U Aye Myint, a lawyer and leader of the Guiding Star legal aid group, is handling complaints from a group of villagers who claim they were forced to work the land and later told it belonged to a relative of junta leader senior general Than Shwe.
In 2006, district Peace and Development Council chairman major Maung Maung Kywe and Dike Oo township PDC chairman U Myint Sein came to the village along with other local officials and told the villagers to cultivate an area of scrubland along the Rangoon-Mandalay road.
The officials presented the scheme to the villagers as a preferable alternative to jobs such as making charcoal or cutting bamboo, and promised that if they turned the area into profitable farmland then they would own the land.

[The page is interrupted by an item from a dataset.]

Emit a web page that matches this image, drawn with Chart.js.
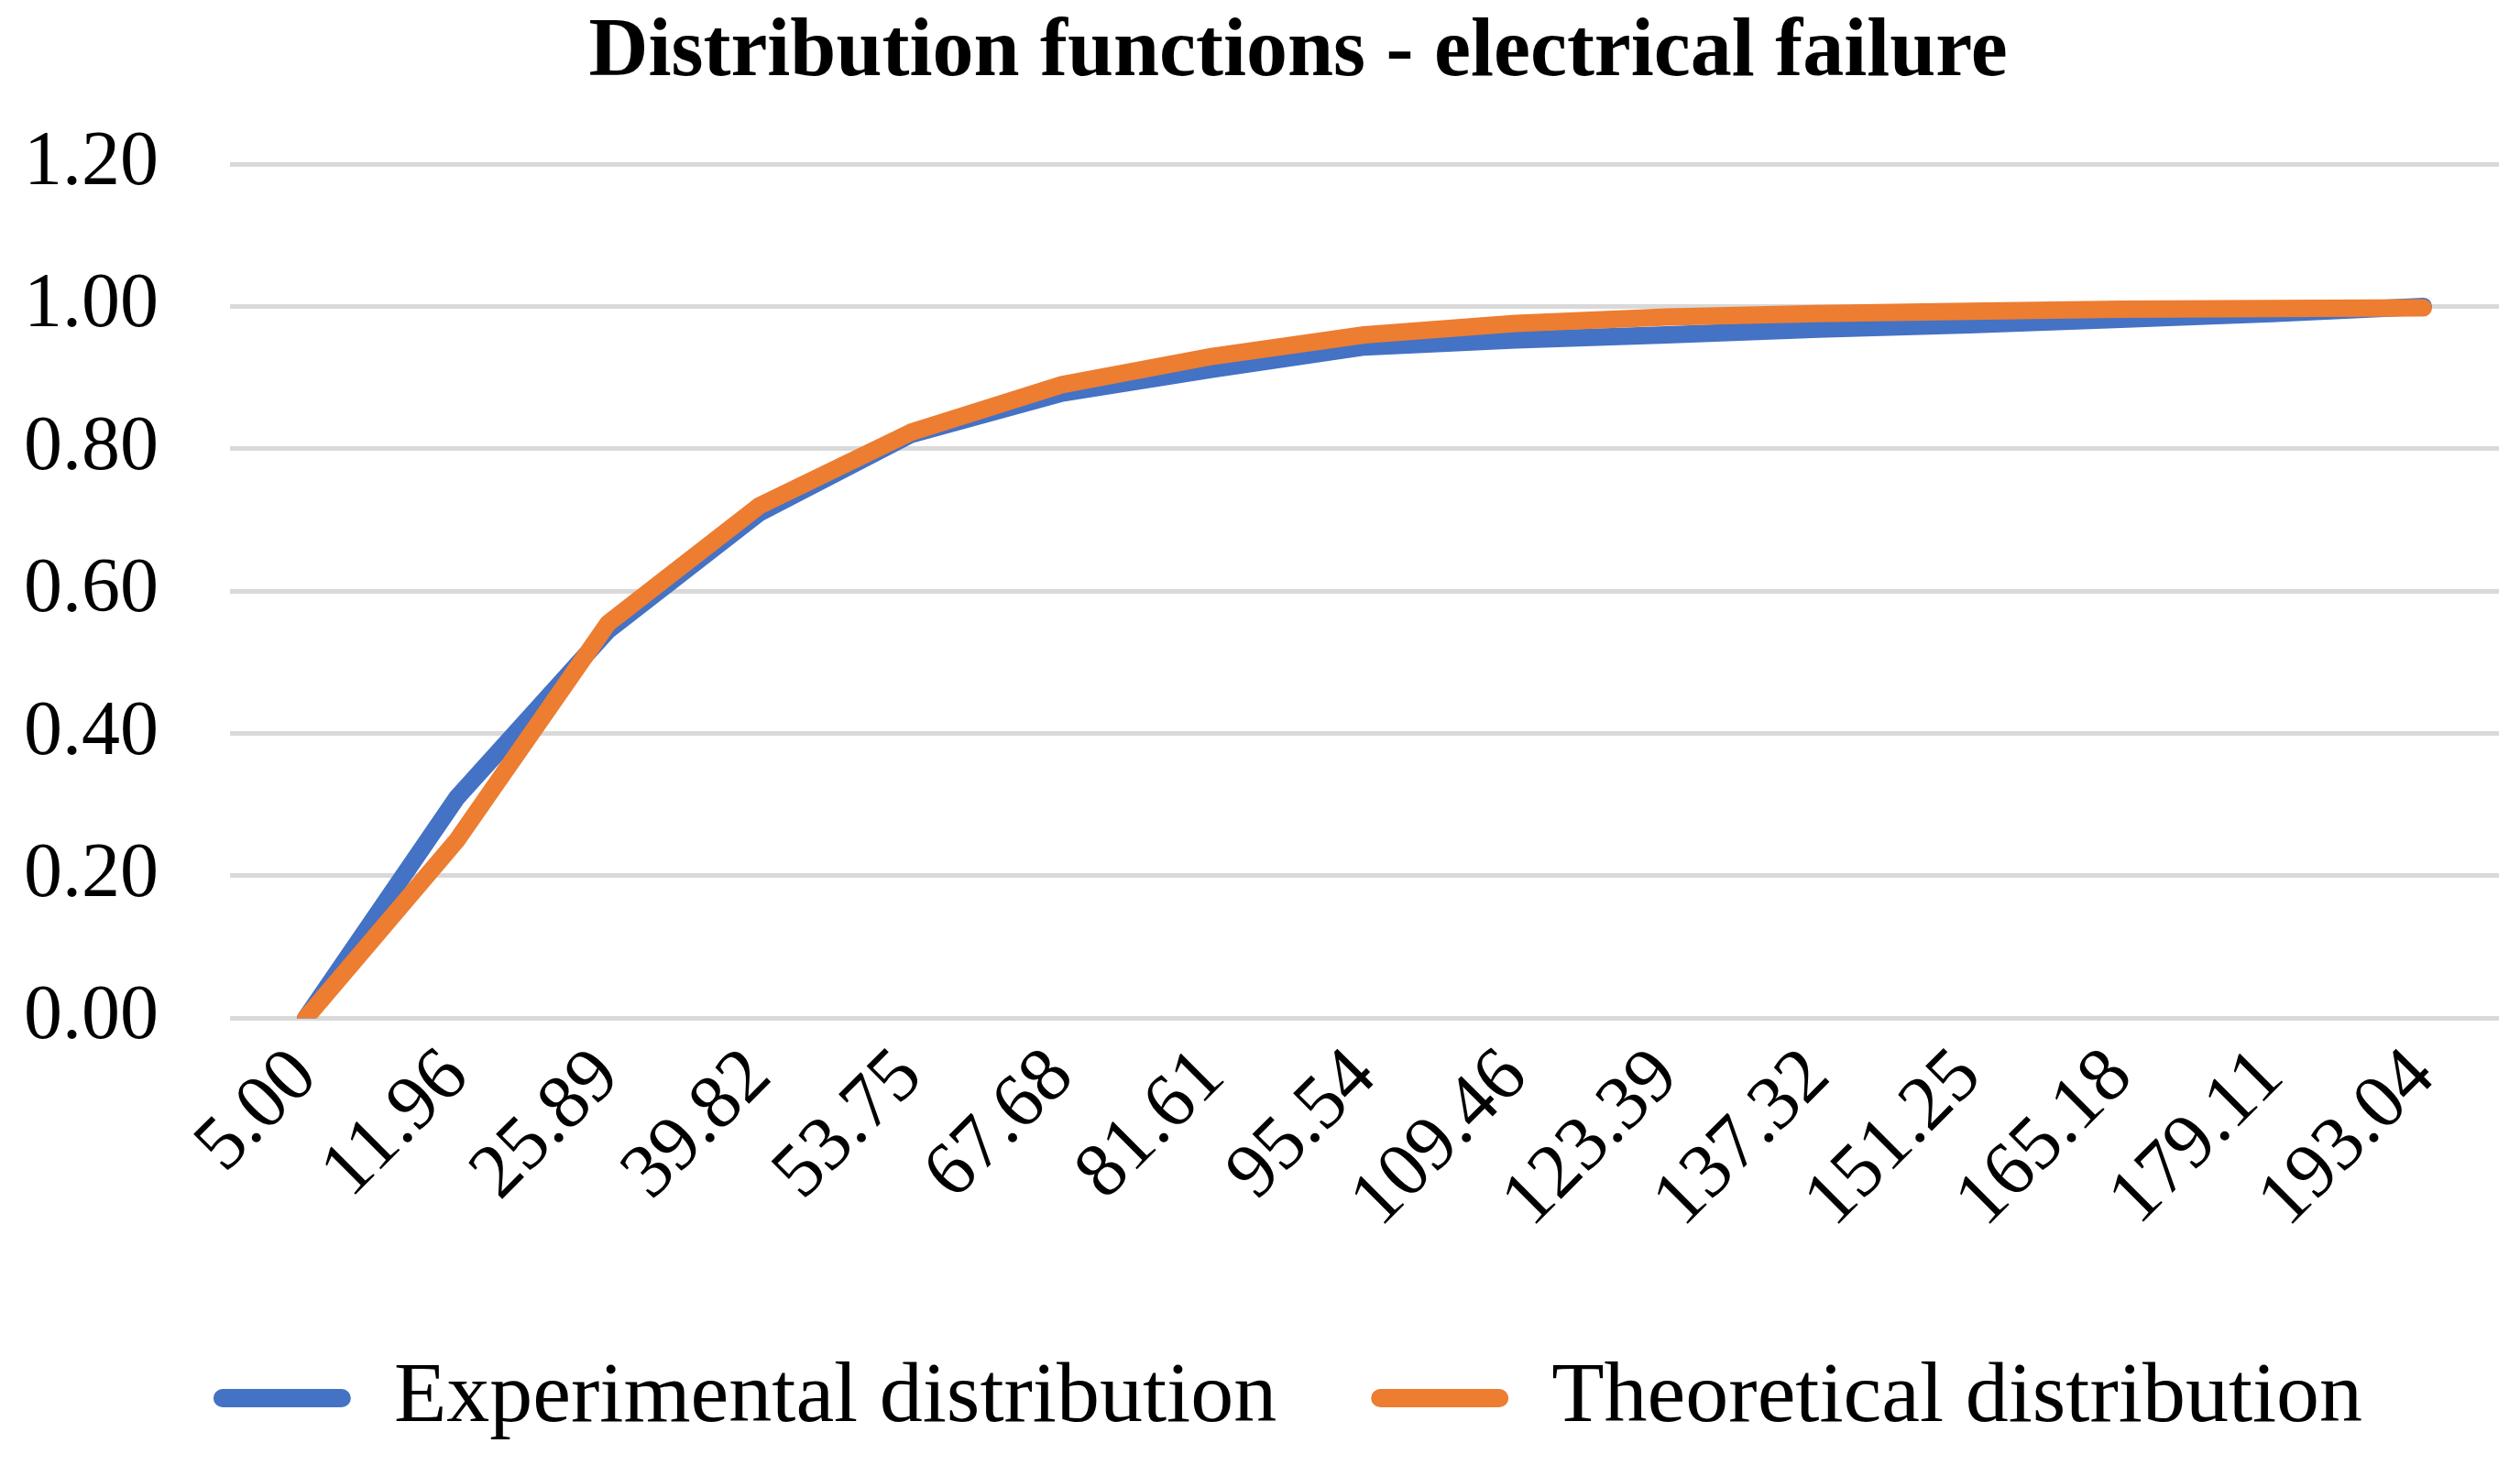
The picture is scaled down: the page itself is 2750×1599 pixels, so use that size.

Although there were some misgivings from the villagers, the officials assured them that the land would be theirs.
But in 2007, after the villagers had worked the land during the rainy season, they were informed that the land was owned by Phyoe La Wai, nephew of Than Shwe's wife Daw Kyaing Kyaing and owner of the company Myat Min.
When they were told they could no longer farm the land, the villagers refused to move because of the work they had already done cultivating the land.
But when they went to the township PDC and government land measurement department, they denied that the land had been promised to the villagers.
Around 150 acres of land that had already been cultivated has now been seized from ten farmers, who U Aye Myint says were used by the authorities as free labour.
"The authorities, under the influence of Than Shwe's family, tricked the villagers into clearing out their lands with no pay," he said.
Three other villagers who were farming the land have each been sentenced to three months' imprisonment.
Villagers U San Shwe, U Soe Maung and midwife Daw Tin Tin Mar were charged under section 447 of the penal code for criminal trespass in a hearing at Dike Oo township court on 28 December, said U Aye Myint.
"They are not suing all the farmers but only three, perhaps to set an example so that the others will give away their lands more easily," U Aye Myint said.
"But over 300 farmers from the whole village are really disappointed and have been seeking legal advice."
U Aye Myint is now finding witnesses and preparing evidence from the jailed villagers' family members in order to help the villagers bring a forced labour complaint to the International Labour Organisation and report the matter to senior general Than Shwe.